Key to the invasion’s success was the bombing and strafing of Guatemala City by U.S. airplanes flown by U.S. pilots. CIA honcho Howard Hunt (later of Watergate infamy) described the mission in the CNN documentary series Cold War: “What we wanted to do was have a terror campaign, to terrify Arbenz particularly, terrify his troops.” Abandoned by his army, Arbenz resigned, ceding power to Colonel Carlos Enrique Díaz. Ambassador Peurifoy presented Díaz with a list of alleged Communists to be killed. Díaz, however, intended to release all political prisoners, including PGT members. So Peurifoy ordered the bombing to continue, Díaz was removed from office at gunpoint and a U.S. embassy plane flew in with Guatemala’s new leader, Castillo Armas. Waves of bloody repression duly ensued. PGT members and peasant and labor leaders were rounded up, incarcerated or executed, while land was returned to United Fruit and domestic oligarchs. Three years later, Castillo Armas was shot dead, one of a series of “regime changes” that would become commonplace in Guatemala.
U.S. imperialism’s labor lieutenants were active in anti-Communist intrigues in Guatemala. American Federation of Labor operatives undermined PGT influence in the unions and recruited right-wing unionists for the invasion force. Guatemala was in fact a training ground for the role that the AFL-CIO bureaucracy would play in Central and South America through its notorious American Institute for Free Labor Development (AIFLD), which worked with the CIA to destroy militant, left-led unions. The “AFL-CIA” can take some credit for the fact that, as of July 2009, the International Trade Union Confederation found that Guatemala was the second most dangerous country in Latin America for trade unionists.
Imperialism and
the Class Struggle
Ríos Montt is a psychopathic mass murderer. Justice would require a trial by workers and peasants who survived his rule. It is simply nauseating to observe the feigned shock at the atrocities of their puppets on the part of the U.S. rulers, who continue to spawn and back the likes of President Pérez Molina. No matter which capitalist party is in power at any given time in Washington, grisly repression is a fundamental feature of U.S. imperialism. Tentacles of the octopus (as United Fruit was known throughout Central America) can be cut off, as the Cuban Revolution did, but Yankee imperialism will continue to strangle the hemisphere until it is struck in the heart.
The genocide trial provided a stark view of the barbarity that the imperialists and their local henchmen inflict on working people in semicolonial countries. But exposure will not suffice to eliminate this system of oppression. It is up to the U.S. working class to smash the American capitalist-imperialist system from within and come to the aid of their class brothers and sisters in Mexico and further south, fighting to throw off their own shackles.
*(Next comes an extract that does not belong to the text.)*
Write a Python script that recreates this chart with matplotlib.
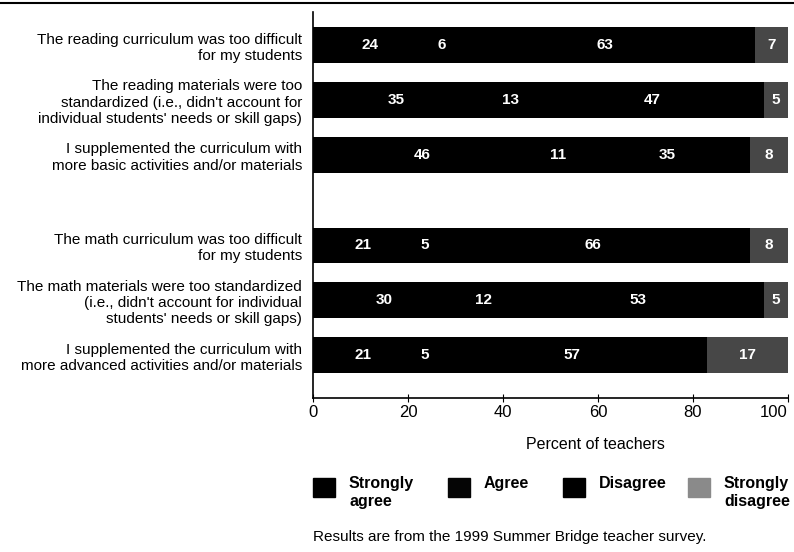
import numpy as np
import matplotlib.pyplot as plt
from matplotlib.patches import Rectangle
from matplotlib.lines import Line2D

plt.rcParams.update({"font.family": ["Liberation Sans", "DejaVu Sans"], "font.size": 11})

statements = [
    "The reading curriculum was too difficult\nfor my students",
    "The reading materials were too\nstandardized (i.e., didn't account for\nindividual students' needs or skill gaps)",
    "I supplemented the curriculum with\nmore basic activities and/or materials",
    "The math curriculum was too difficult\nfor my students",
    "The math materials were too standardized\n(i.e., didn't account for individual\nstudents' needs or skill gaps)",
    "I supplemented the curriculum with\nmore advanced activities and/or materials",
]
categories = ["Strongly\nagree", "Agree", "Disagree", "Strongly\ndisagree"]
strongly_agree = [24, 35, 46, 21, 30, 21]
agree = [6, 13, 11, 5, 12, 5]
disagree = [63, 47, 35, 66, 53, 57]
strongly_disagree = [7, 5, 8, 8, 5, 17]

series = [strongly_agree, agree, disagree, strongly_disagree]
colors = ["#000000", "#000000", "#000000", "#474747"]
legend_colors = ["#000000", "#050505", "#000000", "#8a8a8a"]

ypos = np.array([0, 1, 2, 3.65, 4.65, 5.65])

fig = plt.figure(figsize=(7.94, 5.52), dpi=100)
ax = fig.add_axes([0.3942, 0.279, 0.5982, 0.699])

left = np.zeros(len(ypos))
for vals, c in zip(series, colors):
    vals = np.array(vals)
    ax.barh(ypos, vals, left=left, height=0.65, color=c, edgecolor="none")
    for y, l, v in zip(ypos, left, vals):
        ax.text(l + v / 2, y, str(v), ha="center", va="center", color="white",
                fontsize=11, fontweight="bold")
    left = left + vals

ax.set_yticks(ypos)
ax.set_yticklabels(statements, fontsize=11)
ax.tick_params(axis="y", length=0, pad=8)
ax.set_ylim(6.43, -0.6)
ax.set_xlim(0, 100)
ax.set_xticks(range(0, 101, 20))
ax.tick_params(axis="x", direction="inout", length=6, labelsize=12, pad=2)
ax.get_xticklabels()[-1].set_horizontalalignment("right")
ax.get_xticklabels()[-1].set_x(101)
ax.set_xlabel("Percent of teachers", fontsize=11.5, labelpad=8)
ax.xaxis.set_label_coords(0.594, -0.1)
for s in ["top", "right"]:
    ax.spines[s].set_visible(False)
ax.spines["left"].set_linewidth(1.2)
ax.spines["bottom"].set_linewidth(1.2)

# top rule
fig.add_artist(Line2D([0, 1], [0.994, 0.994], color="black", lw=1.5, transform=fig.transFigure))

# legend
sw_x = [313, 448, 563, 688]
W, H = 794, 552
for x, lab, c in zip(sw_x, categories, legend_colors):
    fig.add_artist(Rectangle((x / W, 1 - 497 / H), 22 / W, 19 / H, color=c, transform=fig.transFigure))
    fig.text((x + 36) / W, 1 - 476 / H, lab, ha="left", va="top", fontsize=11.5,
             fontweight="bold", linespacing=1.25)

fig.text(313 / W, 1 - 537 / H, "Results are from the 1999 Summer Bridge teacher survey.",
         ha="left", va="center", fontsize=11)

fig.savefig("out.png", dpi=100)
The labor movement north of the Rio Grande/Río Bravo is enriched by immigrant workers from El Salvador, Honduras, Guatemala and elsewhere who bring to the U.S. proletariat direct experience of the murderous repression and brutal exploitation enforced by the likes of Ríos Montt on behalf of the U.S. capitalist rulers. Only when the working class, led by its internationalist vanguard party, takes power through a socialist revolution, expropriating the expropriators and destroying their state machinery root and branch, will justice be served on such hit men and their imperialist paymasters. We in the Spartacist League, U.S. section of the International Communist League, are dedicated to the task of forging such a party in the belly of the imperialist beast.